Glen Campbell: I’ll Be Me is sad, funny, nostalgic and informative. But mostly, it’s sweet. Glen Campbell and his family show and tell how his Alzheimer’s has affected each of them.
As Keith Urban, one of many fellow musicians who offer comments, points out, much of our lives consist of memories. And when memory goes, a large part of our existence goes. Thankfully, for Glen Campbell, his abilities to play guitar and sing remain intact, although he cannot remember the words to his songs.
In I’ll Be Me, Glen and his wife Kim visit doctors at the Mayo Clinic. Results of brain scans are analyzed and explained. Drugs are prescribed and life goes on. For now.
The documentary begins in 2011 when Glen Campbell goes public with his diagnosis. It follows him and his entourage through a farewell tour that includes stops at iconic venues Ryman Auditorium (Nashville) and Carnegie Hall (New York). It’s not easy—not for Glen, nor his sidemen who include three of his kids.
At the Ryman, his teleprompter (with song lyrics) goes out and he is lost until it is restored. The family is concerned when he does the Leno show, but he turns in a successful performance. A tribute medley at the Grammy Awards show in early 2012 goes well. At gigs in late 2012, however, as his abilities decline, he has more difficulties. It’s not hard to respond emotionally to his ordeal.

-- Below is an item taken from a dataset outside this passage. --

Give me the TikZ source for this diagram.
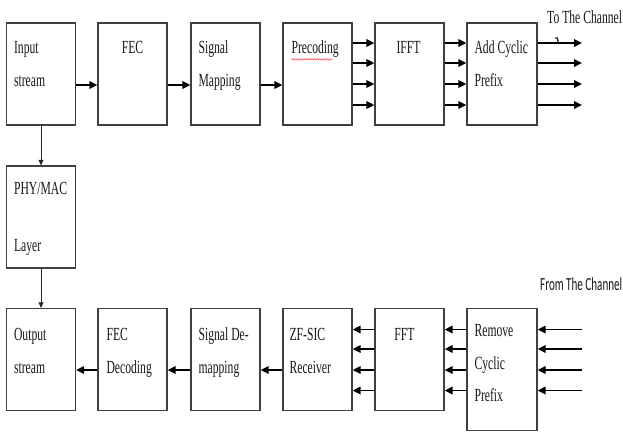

Among the performers who offer comments about Glen Campbell and/or Alzheimer’s are Jimmy Webb, Brad Paisley, The Edge, Sheryl Crow, Bruce Springsteen, Blake Shelton and Kathy Mattea.
Most of the performances in the film from his farewell tour range from good to stellar. Most of his hits plus a few new songs are presented. Other highlights include a tour bus duet with daughter Ashley on Hank Williams’ Lovesick Blues, several clips from Campbell’s TV career and home movies and videos from all stages of his life.
For baby boomers and some Gen-Xers, Campbell has been prominent showbiz figure for half a century, thanks to a string of pop-country hits and a weekly TV show. Performances in Vegas and Branson kept him working long after the hits stopped coming.
It was brave for Glen and his wife and family to make this film and show how Alzheimer’s affects an individual, as well as caregivers and other loved ones. Glen Campbell: I’ll Be Me brought tears to my eyes several times during its 1:44 or so run time. But it also made me appreciate the body of entertainment that Glen Campbell has delivered during his lifetime, especially these last concerts. I’m sad about what’s next, but happy that these performances were documented.